* [DATA PROVIDED]:

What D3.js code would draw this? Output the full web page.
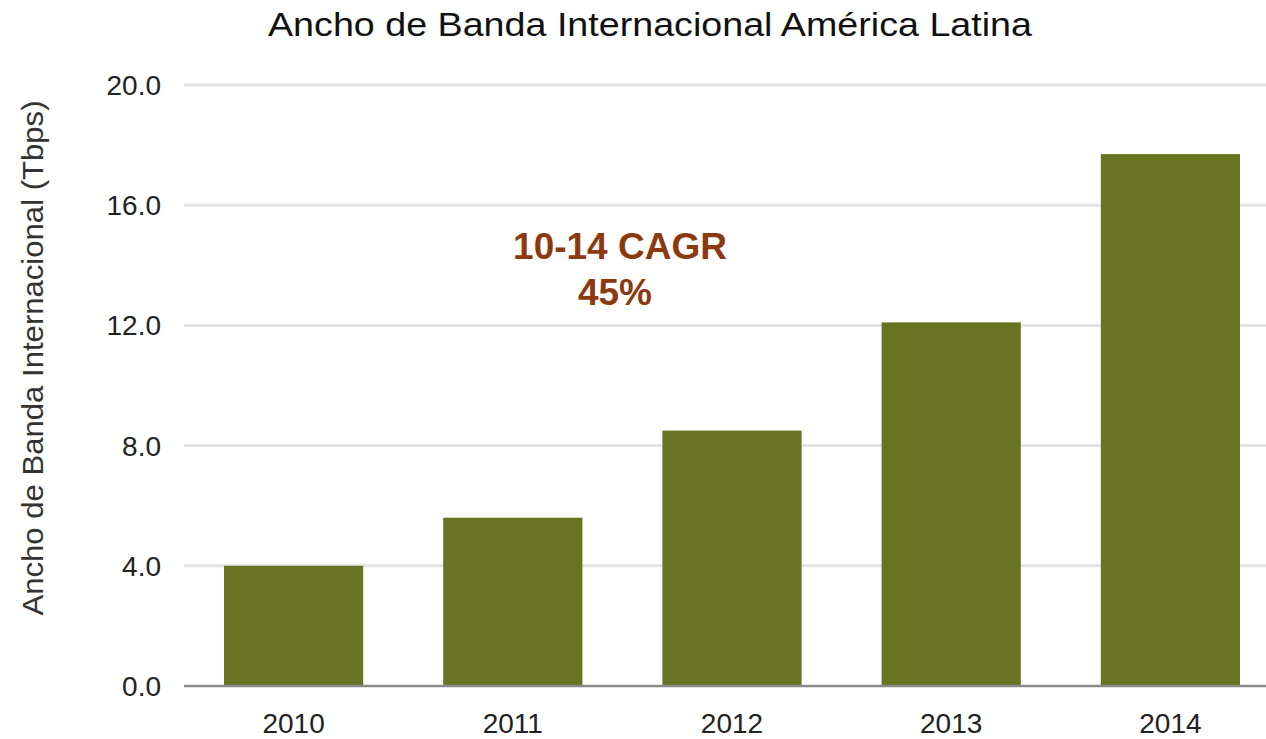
<!DOCTYPE html>
<html lang="es">
    <head>
        <title>Ancho de Banda Internacional</title>
        <meta charset="UTF-8">
        <script src="https://d3js.org/d3.v7.min.js"></script>
        <style>
            body { margin: 0; background: #fff; }
            text { font-family: "Liberation Sans", Arial, Helvetica, sans-serif; }
        </style>
    </head>
    <body>
        <script>
            // datos
            const years = ["2010", "2011", "2012", "2013", "2014"]
            const bandwidth = [4.0, 5.6, 8.5, 12.1, 17.7]
            const yTicks = [0, 4, 8, 12, 16, 20]

            const width = 1266
            const height = 739

            const svg = d3.select("body")
                .append("svg")
                .attr("width", width)
                .attr("height", height)

            const x = d3.scaleBand()
                .domain(years)
                .range([184, 1280])
                .paddingInner(0.365)
                .paddingOuter(0.1824)

            const y = d3.scaleLinear()
                .domain([0, 20])
                .range([686, 85])

            // lineas de cuadricula
            svg.append("g")
                .selectAll("line")
                .data(yTicks.slice(1))
                .enter()
                .append("line")
                .attr("x1", 184)
                .attr("x2", width)
                .attr("y1", d => y(d))
                .attr("y2", d => y(d))
                .attr("stroke", "#e3e3e3")
                .attr("stroke-width", 3)

            // barras
            svg.append("g")
                .selectAll("rect")
                .data(bandwidth)
                .enter()
                .append("rect")
                .attr("x", (d, i) => x(years[i]))
                .attr("y", d => y(d))
                .attr("width", x.bandwidth())
                .attr("height", d => y(0) - y(d))
                .attr("fill", "#687422")

            // eje x
            svg.append("line")
                .attr("x1", 184)
                .attr("x2", width)
                .attr("y1", y(0))
                .attr("y2", y(0))
                .attr("stroke", "#8a8a8a")
                .attr("stroke-width", 2.5)

            svg.append("g")
                .selectAll("text")
                .data(years)
                .enter()
                .append("text")
                .attr("x", d => x(d) + x.bandwidth() / 2)
                .attr("y", 733)
                .attr("text-anchor", "middle")
                .attr("fill", "#222")
                .style("font-size", "28px")
                .text(d => d)

            // eje y
            svg.append("g")
                .selectAll("text")
                .data(yTicks)
                .enter()
                .append("text")
                .attr("x", 161)
                .attr("y", d => y(d) + 10)
                .attr("text-anchor", "end")
                .attr("fill", "#222")
                .style("font-size", "28px")
                .text(d => d.toFixed(1))

            svg.append("text")
                .attr("transform", "translate(43, 358) rotate(-90)")
                .attr("text-anchor", "middle")
                .attr("fill", "#333")
                .style("font-size", "29px")
                .attr("textLength", 515)
                .attr("lengthAdjust", "spacingAndGlyphs")
                .text("Ancho de Banda Internacional (Tbps)")

            // titulo
            svg.append("text")
                .attr("x", 650)
                .attr("y", 36)
                .attr("text-anchor", "middle")
                .attr("fill", "#111")
                .style("font-size", "34px")
                .attr("textLength", 764)
                .attr("lengthAdjust", "spacingAndGlyphs")
                .text("Ancho de Banda Internacional América Latina")

            // anotacion
            svg.append("text")
                .attr("x", 620)
                .attr("y", 259)
                .attr("text-anchor", "middle")
                .attr("fill", "#8b3a10")
                .style("font-size", "37px")
                .style("font-weight", "bold")
                .text("10-14 CAGR")

            svg.append("text")
                .attr("x", 615)
                .attr("y", 305)
                .attr("text-anchor", "middle")
                .attr("fill", "#8b3a10")
                .style("font-size", "37px")
                .style("font-weight", "bold")
                .text("45%")
        </script>
    </body>
</html>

* [AIM]: Each line of the data is to be duplicated exactly; pictures stay out of the copy.

* [FULL RESPONSE]:
What D3.js code would draw this? Output the full web page.
<!DOCTYPE html>
<html lang="es">
    <head>
        <title>Ancho de Banda Internacional</title>
        <meta charset="UTF-8">
        <script src="https://d3js.org/d3.v7.min.js"></script>
        <style>
            body { margin: 0; background: #fff; }
            text { font-family: "Liberation Sans", Arial, Helvetica, sans-serif; }
        </style>
    </head>
    <body>
        <script>
            // datos
            const years = ["2010", "2011", "2012", "2013", "2014"]
            const bandwidth = [4.0, 5.6, 8.5, 12.1, 17.7]
            const yTicks = [0, 4, 8, 12, 16, 20]

            const width = 1266
            const height = 739

            const svg = d3.select("body")
                .append("svg")
                .attr("width", width)
                .attr("height", height)

            const x = d3.scaleBand()
                .domain(years)
                .range([184, 1280])
                .paddingInner(0.365)
                .paddingOuter(0.1824)

            const y = d3.scaleLinear()
                .domain([0, 20])
                .range([686, 85])

            // lineas de cuadricula
            svg.append("g")
                .selectAll("line")
                .data(yTicks.slice(1))
                .enter()
                .append("line")
                .attr("x1", 184)
                .attr("x2", width)
                .attr("y1", d => y(d))
                .attr("y2", d => y(d))
                .attr("stroke", "#e3e3e3")
                .attr("stroke-width", 3)

            // barras
            svg.append("g")
                .selectAll("rect")
                .data(bandwidth)
                .enter()
                .append("rect")
                .attr("x", (d, i) => x(years[i]))
                .attr("y", d => y(d))
                .attr("width", x.bandwidth())
                .attr("height", d => y(0) - y(d))
                .attr("fill", "#687422")

            // eje x
            svg.append("line")
                .attr("x1", 184)
                .attr("x2", width)
                .attr("y1", y(0))
                .attr("y2", y(0))
                .attr("stroke", "#8a8a8a")
                .attr("stroke-width", 2.5)

            svg.append("g")
                .selectAll("text")
                .data(years)
                .enter()
                .append("text")
                .attr("x", d => x(d) + x.bandwidth() / 2)
                .attr("y", 733)
                .attr("text-anchor", "middle")
                .attr("fill", "#222")
                .style("font-size", "28px")
                .text(d => d)

            // eje y
            svg.append("g")
                .selectAll("text")
                .data(yTicks)
                .enter()
                .append("text")
                .attr("x", 161)
                .attr("y", d => y(d) + 10)
                .attr("text-anchor", "end")
                .attr("fill", "#222")
                .style("font-size", "28px")
                .text(d => d.toFixed(1))

            svg.append("text")
                .attr("transform", "translate(43, 358) rotate(-90)")
                .attr("text-anchor", "middle")
                .attr("fill", "#333")
                .style("font-size", "29px")
                .attr("textLength", 515)
                .attr("lengthAdjust", "spacingAndGlyphs")
                .text("Ancho de Banda Internacional (Tbps)")

            // titulo
            svg.append("text")
                .attr("x", 650)
                .attr("y", 36)
                .attr("text-anchor", "middle")
                .attr("fill", "#111")
                .style("font-size", "34px")
                .attr("textLength", 764)
                .attr("lengthAdjust", "spacingAndGlyphs")
                .text("Ancho de Banda Internacional América Latina")

            // anotacion
            svg.append("text")
                .attr("x", 620)
                .attr("y", 259)
                .attr("text-anchor", "middle")
                .attr("fill", "#8b3a10")
                .style("font-size", "37px")
                .style("font-weight", "bold")
                .text("10-14 CAGR")

            svg.append("text")
                .attr("x", 615)
                .attr("y", 305)
                .attr("text-anchor", "middle")
                .attr("fill", "#8b3a10")
                .style("font-size", "37px")
                .style("font-weight", "bold")
                .text("45%")
        </script>
    </body>
</html>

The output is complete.